My parents are not stupid. Of course, they already knew something was up to during all those years. I am not that good of an actress =) My mother had asked me many times over the years if I had a boyfriend. I was just too traumatized from the last time to admit it. I am so lucky that my story has a happy ending because I know other people who actually had the “worst-case scenario”.
Happy ever after
The news spread to the family and everyone really embraced Nigel in the family. Even my grandparents are a big fan of him. He is an easy person to like, but still, it means so much to me to see him together with my family at one table.
Fast forward, in July this year, we celebrated our 15th year anniversary and Nigel proposed to me that weekend in Amalfi.
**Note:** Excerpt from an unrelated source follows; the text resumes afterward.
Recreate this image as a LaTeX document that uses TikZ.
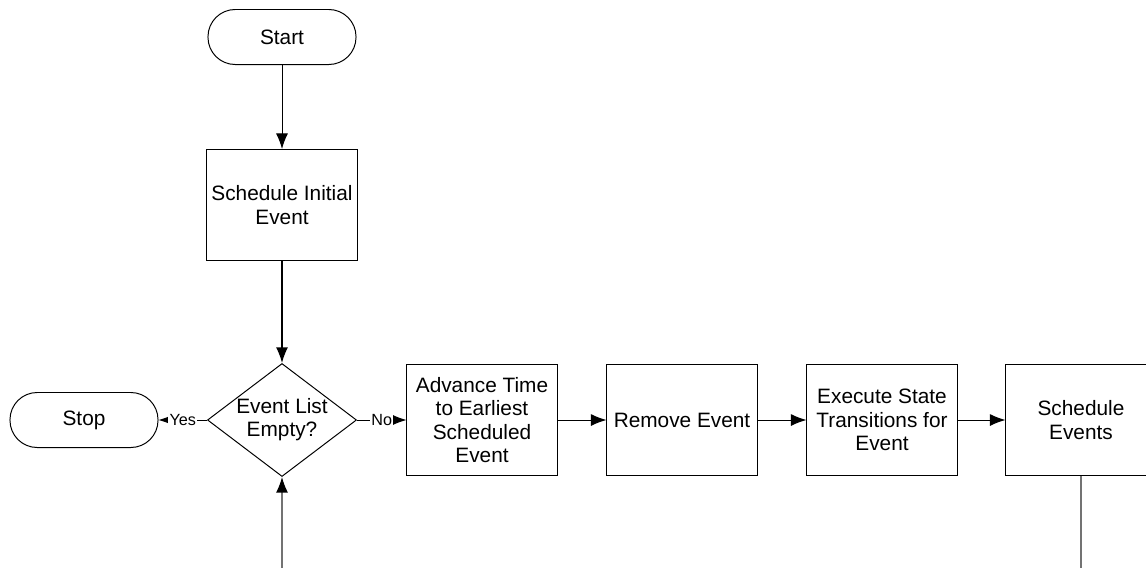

I know a lot of you are interested in the engagement story too. I’m going to work on that in a separate article. So, soon to be continued.. 😉
Pinching myself moment when my mum and Nigel were on the dance floor together not long after the talk.
I guess why I am telling this story is that I have met many people over the years who have gone through similar experiences due to different reasons. The forbidden love stories are not only in movies; it happens in our daily life too.
I always find it comforting when I can relate to stories. Especially the ones that have shaped you as a person and motivate you to chase your own dreams no matter what other people say. Your happiness comes first. Trust your instinct, be patient. Things happen for a reason. I believe that Nigel and I might not have been together this day if we haven’t gone through this phase.
The success of a relationship of course depends on lots of other factors. Still, we really had to fight for each other and we weren’t willing to give up our love. So later when we were in a “difficult” phase in our relationship, we conquered it quite easily with the reminder that we would never take this relationship for granted.